SET EXERCISE – Skipping all pictures, set down the lines of the listing from the first through the one with "(lbar.east) -- (rbar.west);".
━━ GIVEN MATERIAL ━━
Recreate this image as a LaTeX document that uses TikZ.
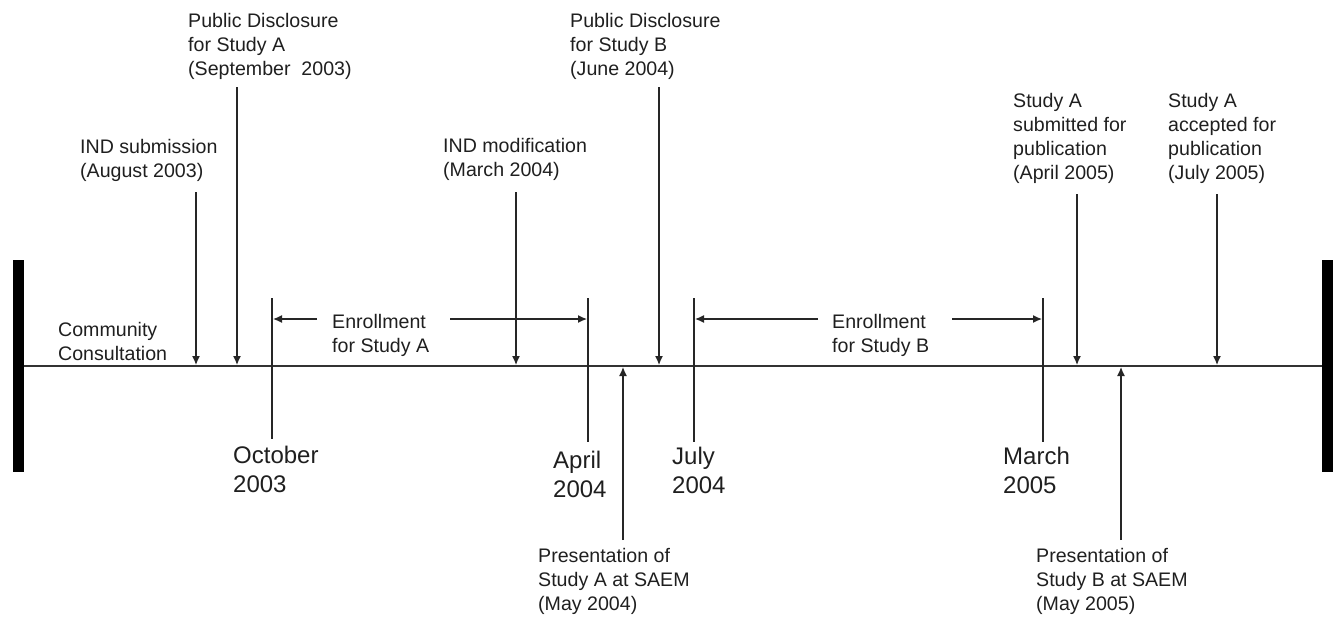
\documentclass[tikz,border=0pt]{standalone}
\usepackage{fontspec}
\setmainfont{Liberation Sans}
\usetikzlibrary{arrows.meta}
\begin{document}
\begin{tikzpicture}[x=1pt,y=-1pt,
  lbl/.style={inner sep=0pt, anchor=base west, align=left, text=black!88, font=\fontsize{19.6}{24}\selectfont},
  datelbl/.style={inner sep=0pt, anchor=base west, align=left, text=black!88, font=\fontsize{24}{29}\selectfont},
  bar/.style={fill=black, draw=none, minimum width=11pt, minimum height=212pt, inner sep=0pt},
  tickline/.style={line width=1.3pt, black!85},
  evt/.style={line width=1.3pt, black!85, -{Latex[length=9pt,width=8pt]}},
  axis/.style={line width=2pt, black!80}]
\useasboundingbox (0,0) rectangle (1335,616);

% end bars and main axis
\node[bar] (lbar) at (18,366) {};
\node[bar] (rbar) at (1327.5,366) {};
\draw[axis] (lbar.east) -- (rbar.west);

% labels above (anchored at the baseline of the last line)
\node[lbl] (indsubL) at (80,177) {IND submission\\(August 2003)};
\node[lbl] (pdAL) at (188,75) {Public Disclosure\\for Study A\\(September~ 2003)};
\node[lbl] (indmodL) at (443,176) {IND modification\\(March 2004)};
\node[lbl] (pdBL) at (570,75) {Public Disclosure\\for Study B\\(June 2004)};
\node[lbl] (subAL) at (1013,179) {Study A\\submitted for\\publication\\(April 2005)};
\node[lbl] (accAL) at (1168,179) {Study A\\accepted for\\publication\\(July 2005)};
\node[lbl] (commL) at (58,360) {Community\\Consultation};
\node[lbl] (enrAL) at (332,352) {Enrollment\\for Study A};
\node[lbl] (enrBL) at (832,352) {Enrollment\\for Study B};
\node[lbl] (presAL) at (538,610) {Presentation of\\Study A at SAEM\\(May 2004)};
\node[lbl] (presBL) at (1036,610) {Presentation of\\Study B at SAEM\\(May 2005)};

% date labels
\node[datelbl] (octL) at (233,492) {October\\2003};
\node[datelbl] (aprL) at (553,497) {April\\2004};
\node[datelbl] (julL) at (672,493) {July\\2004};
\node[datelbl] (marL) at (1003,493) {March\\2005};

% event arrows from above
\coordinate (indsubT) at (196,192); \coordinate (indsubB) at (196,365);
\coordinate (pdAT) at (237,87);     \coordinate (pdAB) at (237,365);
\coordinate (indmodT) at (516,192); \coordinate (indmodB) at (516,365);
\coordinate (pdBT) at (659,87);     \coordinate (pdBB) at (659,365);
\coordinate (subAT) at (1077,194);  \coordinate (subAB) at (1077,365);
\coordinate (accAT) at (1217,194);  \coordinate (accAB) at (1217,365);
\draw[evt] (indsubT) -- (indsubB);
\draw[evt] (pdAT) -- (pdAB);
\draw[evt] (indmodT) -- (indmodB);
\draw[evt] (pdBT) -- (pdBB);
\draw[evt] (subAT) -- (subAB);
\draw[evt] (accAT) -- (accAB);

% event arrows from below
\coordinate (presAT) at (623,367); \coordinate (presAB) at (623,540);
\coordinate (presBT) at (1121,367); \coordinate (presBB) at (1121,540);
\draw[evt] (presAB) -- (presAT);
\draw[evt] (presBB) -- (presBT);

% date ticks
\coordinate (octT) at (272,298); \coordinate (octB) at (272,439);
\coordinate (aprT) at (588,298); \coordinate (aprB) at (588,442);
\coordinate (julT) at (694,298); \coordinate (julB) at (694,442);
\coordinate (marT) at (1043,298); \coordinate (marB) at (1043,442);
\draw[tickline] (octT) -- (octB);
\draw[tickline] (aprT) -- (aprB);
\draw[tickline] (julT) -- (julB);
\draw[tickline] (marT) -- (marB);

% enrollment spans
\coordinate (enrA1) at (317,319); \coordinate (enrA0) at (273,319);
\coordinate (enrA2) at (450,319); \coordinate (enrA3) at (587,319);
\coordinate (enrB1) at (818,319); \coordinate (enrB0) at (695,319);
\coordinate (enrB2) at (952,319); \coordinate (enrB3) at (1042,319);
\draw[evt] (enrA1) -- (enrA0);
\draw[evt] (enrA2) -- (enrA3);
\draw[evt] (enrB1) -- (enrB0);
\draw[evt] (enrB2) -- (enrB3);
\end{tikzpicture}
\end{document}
━━━
IN RESPONSE –
Recreate this image as a LaTeX document that uses TikZ.
\documentclass[tikz,border=0pt]{standalone}
\usepackage{fontspec}
\setmainfont{Liberation Sans}
\usetikzlibrary{arrows.meta}
\begin{document}
\begin{tikzpicture}[x=1pt,y=-1pt,
  lbl/.style={inner sep=0pt, anchor=base west, align=left, text=black!88, font=\fontsize{19.6}{24}\selectfont},
  datelbl/.style={inner sep=0pt, anchor=base west, align=left, text=black!88, font=\fontsize{24}{29}\selectfont},
  bar/.style={fill=black, draw=none, minimum width=11pt, minimum height=212pt, inner sep=0pt},
  tickline/.style={line width=1.3pt, black!85},
  evt/.style={line width=1.3pt, black!85, -{Latex[length=9pt,width=8pt]}},
  axis/.style={line width=2pt, black!80}]
\useasboundingbox (0,0) rectangle (1335,616);

% end bars and main axis
\node[bar] (lbar) at (18,366) {};
\node[bar] (rbar) at (1327.5,366) {};
\draw[axis] (lbar.east) -- (rbar.west);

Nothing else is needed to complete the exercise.